A entrega, a paixão, a devoção de cada integrante deveria ser objeto de estudo de todos aqueles que participam ou somente meros espectadores. Pois, foi justamente ao ingressar na avenida que a sexagenária escola deixou todo e qualquer problema para trás com o intuito de fazer uma apresentação histórica no Complexo Cultural Porto Seco. Mostrou alegorias e fantasias luxuosas com acabamentos que surpreenderam a todos que acompanharam o desfile. Afinal, irreverência e alegria foram as marcas do tema que a escola trouxe para seu desfile.
A presença de antigos carnavais em uma versão contemporânea: foi assim que Onça Negra de Gravataí demonstrou toda sua magia por meio do seu enredo “A trupe da Onça Negra Apresenta: no Palco da Fantasia Entra em Cena a Commedia Dell’arte”. O desfile iniciou mostrando contos medievais e todo conceito histórico da época que serviu de plano de fundo para inspirar o surgimento do teatro do povo e neste mesmo período ajudariam a popularizar o pierrô, arlequim e colombina.

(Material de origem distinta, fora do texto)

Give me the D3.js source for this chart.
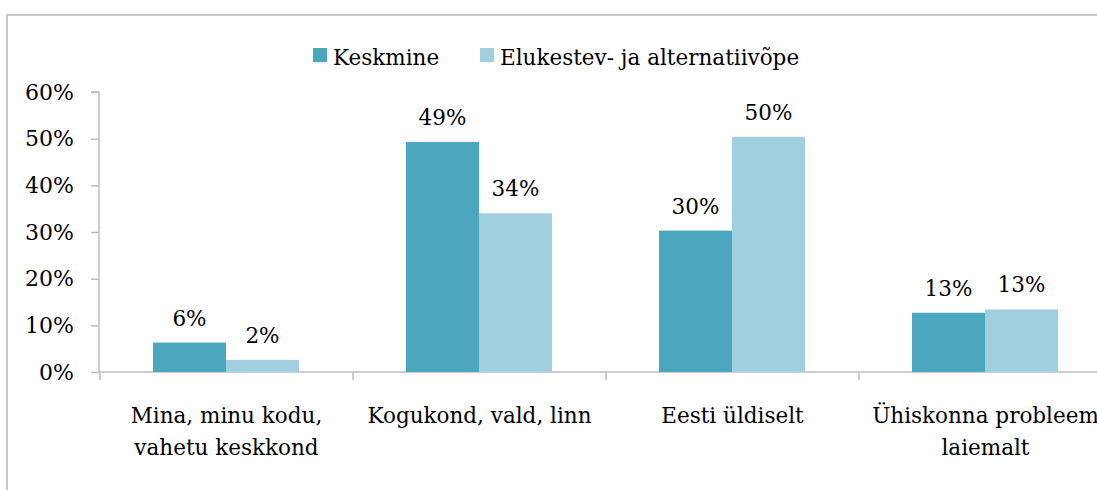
<!DOCTYPE html>
<html><head><meta charset="utf-8">
<script src="https://cdn.jsdelivr.net/npm/d3@7"></script>
<style>
body{margin:0;background:#fff;}
text{font-family:"DejaVu Serif",serif;fill:#000;}
</style></head>
<body>
<svg id="c" width="1097" height="490"></svg>
<script>
const categories = [["Mina, minu kodu,","vahetu keskkond"],["Kogukond, vald, linn"],["Eesti üldiselt"],["Ühiskonna probleem","laiemalt"]];
const seriesNames = ["Keskmine","Elukestev- ja alternatiivõpe"];
const keskmine = [0.063, 0.493, 0.303, 0.127];
const elukestev = [0.026, 0.340, 0.504, 0.134];
const labelsK = ["6%","49%","30%","13%"];
const labelsE = ["2%","34%","50%","13%"];
const yTicks = [0,0.1,0.2,0.3,0.4,0.5,0.6];
const colors = ["#4BA7BE","#A2CFDF"];

const svg = d3.select("#c");
const fs = 21.5;
// chart border
svg.append("path").attr("d","M7,490 L7,15 L1097,15").attr("fill","none").attr("stroke","#c8c8c8").attr("stroke-width",2);

const x0 = d3.scaleBand().domain(d3.range(4)).range([100,1112]);
const x1 = d3.scaleBand().domain([0,1]).range([0,146]);
const y = d3.scaleLinear().domain([0,0.6]).range([372,92]);

// y axis
const ya = svg.append("g").attr("transform","translate(99,0)")
  .call(d3.axisLeft(y).tickValues(yTicks).tickFormat(d3.format(".0%")).tickSize(8).tickPadding(17));
ya.select(".domain").attr("stroke","#bdbdbd").attr("stroke-width",1.5).attr("d","M-8,92H0V372");
ya.selectAll(".tick line").attr("stroke","#bdbdbd").attr("stroke-width",1.5);
ya.selectAll("text").style("font-size","22px").style("font-family","DejaVu Serif").attr("fill","#000");

// x axis line & ticks
const xa = svg.append("g");
xa.append("line").attr("x1",99).attr("x2",1112).attr("y1",372).attr("y2",372).attr("stroke","#bdbdbd").attr("stroke-width",1.5);
xa.selectAll(".xt").data(d3.range(5)).join("line")
  .attr("x1",d=>d<4?x0(d):x0(3)+x0.bandwidth()).attr("x2",d=>d<4?x0(d):x0(3)+x0.bandwidth())
  .attr("y1",372).attr("y2",380).attr("stroke","#bdbdbd").attr("stroke-width",1.5);

const vals = [keskmine, elukestev];
const labs = [labelsK, labelsE];
[0,1].forEach(s=>{
  const g = svg.append("g");
  g.selectAll("rect").data(vals[s]).join("rect")
    .attr("x",(d,i)=>x0(i)+53+x1(s)).attr("width",x1.bandwidth())
    .attr("y",d=>y(d)).attr("height",d=>372-y(d)).attr("fill",colors[s]);
  g.selectAll("text").data(vals[s]).join("text")
    .attr("x",(d,i)=>x0(i)+53+x1(s)+x1.bandwidth()/2).attr("y",d=>y(d)-17)
    .attr("text-anchor","middle").style("font-size",fs+"px").text((d,i)=>labs[s][i]);
});

// category labels
const cl = svg.append("g");
categories.forEach((lines,i)=>{
  const t = cl.append("text").attr("text-anchor","middle").style("font-size",fs+"px");
  lines.forEach((ln,j)=>t.append("tspan").attr("x",x0(i)+x0.bandwidth()/2).attr("y",423+j*32).text(ln));
});

// legend
const lg = svg.append("g");
const lx = [313,480];
seriesNames.forEach((n,i)=>{
  lg.append("rect").attr("x",lx[i]).attr("y",48).attr("width",14).attr("height",14).attr("fill",colors[i]);
  lg.append("text").attr("x",lx[i]+20).attr("y",65).style("font-size",fs+"px").text(n);
});
</script>
</body></html>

A escola ainda abordou a forma inicial de teatro profissional originária da Itália ainda na idade média, e como a Commedia Dell’Art “ foi imprescindível para contribuir para a exploração da linguagem cômica.
O período medieval foi representado no carro abre-alas na figura de um imponente e enorme dragão. A alegoria também apresentava um castelo, acoplado, com integrantes representando o triângulo amoroso vivido pelos clássicos Colombina, Pedrolino e Arlequim em meio aos festejos da realeza. Além do figurino colorido de seus personagens, a Commedia Dell’Art possuía outra característica muito peculiar: o uso de máscaras, que também foi bastante evidenciado ao longo do desfile em muitas alas da escola.
Nem mesmo a Onça Negra, o maior símbolo da escola, escapou de participar da Commedia Dell’arte e surpreendeu a todos, surgindo imponente e mascarada no último carro alegórico da escola a entrar na avenida, ao contrário de anos anteriores.
Sim, é possível dizermos: a Acadêmicos de Gravataí é uma das francas candidatas ao título inédito de uma entidade carnavalesca da grande Porto Alegre de 2024. Ela fez um desfile que a consolida como uma das grandes escola de samba da cidade, mesmo não sendo efetivamente da capital. A apresentação histórica da escola de samba gravataiense lhe alça a um novo patamar e vislumbra possibilidades de sonhos maiores e possivelmente realizáveis.
Creio que esse desfile tenha sido um marco na história da cidade e da entidade carnavalesca. Comandada por Nascimento, surpreendeu a todos no desfile realizado na madrugada de sábado.
A escola de samba chega a sua maturidade sexagenária, tendo finalmente encontrado o abrigo necessário na juventude e nas propostas inovadoras do seu presidente Anderson Nascimento, como a presença de uma intérprete de libras junto à harmonia da Acadêmicos, aliando assim, carnaval, inclusão e acessibilidade. Portanto, abram alas, que o rugido da “Onça Negra” vai ecoar, e pode surpreender na segunda-feira, dia da apuração dos desfiles das escolas de samba de Porto Alegre.
Afinal, como cantaram em seu próprio samba enredo: A trupe do povo, pode aplaudir ! Um grande amor que inspirou e que está fazendo a Onça Negra sonhar.